At the exact same time, you are instructed by the school system to teach X... then teach Y.... then teach Z.... then teach something else, and in the mean time you are not teaching Math, and Reading, and Writing, and Sciences. Then you wonder why the kids come out knowing about the Ozone Layer, and have
no idea how to work a calculator, while they are busy feeling up the girls in the next seat instead of doing their work.......?
(FYI, true story... I met a guy in 11th grade, who could not work a calculator. Literally... did not know how to divide 6 by 2 on the calculator)
And then you have the lack of good teachers. My father specifically retired early, because of exactly this stuff. He was told to teach a dozen different things, and found he didn't have time to teach the fundamentals, and then student test scores were falling, and he was tired of putting up with students who refused to work. He called it quits. My mother said she would have retired early, if she didn't already have 38 years, and just needed to hang in for another 2 to get full retirement.
Contrary to the garbage spewed by the Teachers Unions (which my father was the Union Rep for the school he was at, and admits this too) it's not a problem of pay.

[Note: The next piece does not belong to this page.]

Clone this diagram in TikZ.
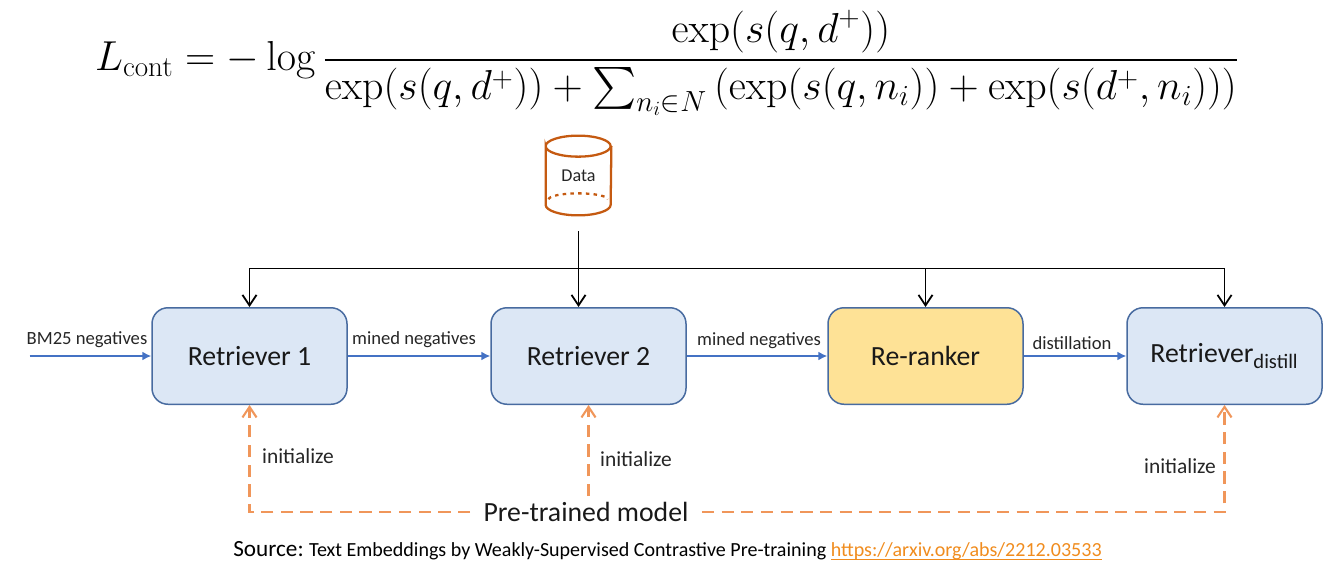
\documentclass[tikz,border=0pt]{standalone}
\usepackage{amsmath}
\usepackage[no-math]{fontspec}
\setmainfont{Carlito}
\usetikzlibrary{arrows.meta,positioning,calc}
\definecolor{boxblue}{RGB}{220,231,245}
\definecolor{boxedge}{RGB}{72,107,160}
\definecolor{boxyellow}{RGB}{254,226,150}
\definecolor{flowblue}{RGB}{68,114,196}
\definecolor{initorange}{RGB}{240,150,90}
\definecolor{dataorange}{RGB}{197,90,17}
\definecolor{linkorange}{RGB}{240,140,30}
\tikzstyle{block1} = [rectangle, draw=boxedge, line width=0.85pt, fill=boxblue, minimum width=3.9cm, minimum height=1.93cm, rounded corners=0.32cm, font=\fontsize{15.8}{18}\selectfont, text=black!90]
\tikzstyle{block2} = [block1, fill=boxyellow]
\tikzstyle{label1} = [font=\fontsize{10.6}{12}\selectfont, text=black!85]
\tikzstyle{label2} = [font=\fontsize{12.2}{14}\selectfont, text=black!85]
\tikzstyle{feed} = [draw=black, line width=1pt, -{Straight Barb[length=6pt,width=8pt]}]
\tikzstyle{flow} = [draw=flowblue, line width=0.9pt, -{Latex[length=5pt,width=5pt]}]
\tikzstyle{init} = [draw=initorange, line width=1.2pt, dash pattern=on 7pt off 4.2pt, -{Straight Barb[length=6pt,width=8pt]}]

\begin{document}
\begin{tikzpicture}
        \useasboundingbox (0,0) rectangle (26.8,11.36);

        \node[inner sep=0pt, scale=0.958, transform shape] (loss) at (13.34,10.1) {\fontsize{24}{28}\selectfont$\displaystyle L_{\mathrm{cont}} = -\log\frac{\exp(s(q,d^{+}))}{\exp(s(q,d^{+}))+\sum_{n_i\in N}\left(\exp(s(q,n_i))+\exp(s(d^{+},n_i))\right)}$};

        \node[block1] (r1) at (4.99,4.24) {Retriever 1};
        \node[block1, right of=r1, node distance=6.78cm] (r2) {Retriever 2};
        \node[block2, right of=r2, node distance=6.74cm] (rr) {Re-ranker};
        \node[block1, right of=rr, node distance=5.98cm] (rd) {Retriever\textsubscript{\fontsize{11.7}{13}\selectfont distill}};

        \node[above of=r2, node distance=3.61cm, xshift=-0.2cm, minimum width=1.3cm, minimum height=1.58cm, inner sep=0pt, font=\fontsize{10.3}{12}\selectfont, text=black!85] (data) {Data};
        \draw[dataorange, line width=1.3pt] ([yshift=-0.21cm]data.north west) arc (180:-180:0.65 and 0.21) -- ([yshift=0.21cm]data.south west) arc (180:360:0.65 and 0.21) -- ([yshift=-0.21cm]data.north east);
        \draw[dataorange, line width=1.3pt, dash pattern=on 2pt off 2.4pt] ([xshift=0.06cm,yshift=0.32cm]data.south west) arc (180:0:0.59 and 0.12);

        \coordinate[above of=r2, node distance=2.5cm, xshift=-0.2cm] (dataend);
        \coordinate[above of=r2, node distance=1.75cm, xshift=-0.2cm] (bus);
        \coordinate[left of=r1, node distance=4.4cm] (start);

        \draw[feed] (dataend) -- (dataend |- r2.north);
        \draw[feed] (bus) -| (r1.north);
        \draw[feed] (bus) -| (rd.north);
        \draw[feed] (bus -| rr.north) -- (rr.north);

        \draw[flow] (start) -- (r1);
        \draw[flow] (r1) -- (r2);
        \draw[flow] (r2) -- (rr);
        \draw[flow] (rr) -- (rd);

        \node[label1] (a1) at (1.74,4.56) {BM25 negatives};
        \node[label1] (a2) at (8.28,4.56) {mined negatives};
        \node[label1] (a3) at (15.18,4.54) {mined negatives};
        \node[label1] (a4) at (21.44,4.5) {distillation};

        \node[font=\fontsize{15.8}{18}\selectfont, text=black!90, inner xsep=0.26cm] (model) at (11.72,1.12) {Pre-trained model};
        \draw[init] (model.west) -| (r1.south);
        \draw[init] (model.north -| r2.south) -- (r2.south);
        \draw[init] (model.east) -| (rd.south);

        \node[label2] (i1) at (5.96,2.24) {initialize};
        \node[label2] (i2) at (12.72,2.18) {initialize};
        \node[label2] (i3) at (23.6,2.04) {initialize};

        \node[inner sep=0pt] (source) at (13.35,0.34) {{\fontsize{13.2}{15}\selectfont Source:} {\fontsize{11.4}{13}\selectfont Text Embeddings by Weakly-Supervised Contrastive Pre-training {\color{linkorange}\underline{\smash{https://arxiv.org/abs/2212.03533}}}}};
    \end{tikzpicture}
\end{document}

The problem is that between demanding teachers teach everything except the fundamentals, while complaining students are not learning the fundamentals, and at the exact same time, preventing teachers and schools from kicking out kids who absolutely will not learn, but will distract other students from learning.... these two things, which you yourself just admitted too, make teaching a miserable job for many people. The result is, you end up with awful teachers, because the good quality teachers, either retire, or quit and find a private school to teach at. (because private schools tend to focus on the fundamentals, and kids who disrupt class and refuse to learn, are quickly removed).
By the way, another true story. I was given the opportunity to tour some private schools while I was in 12th grade. I went to a private school, to a class of 8th graders. The 8th graders were learning the exact same thing in their class, that I was being taught in 12th grade. I'm a product of public edujamaction.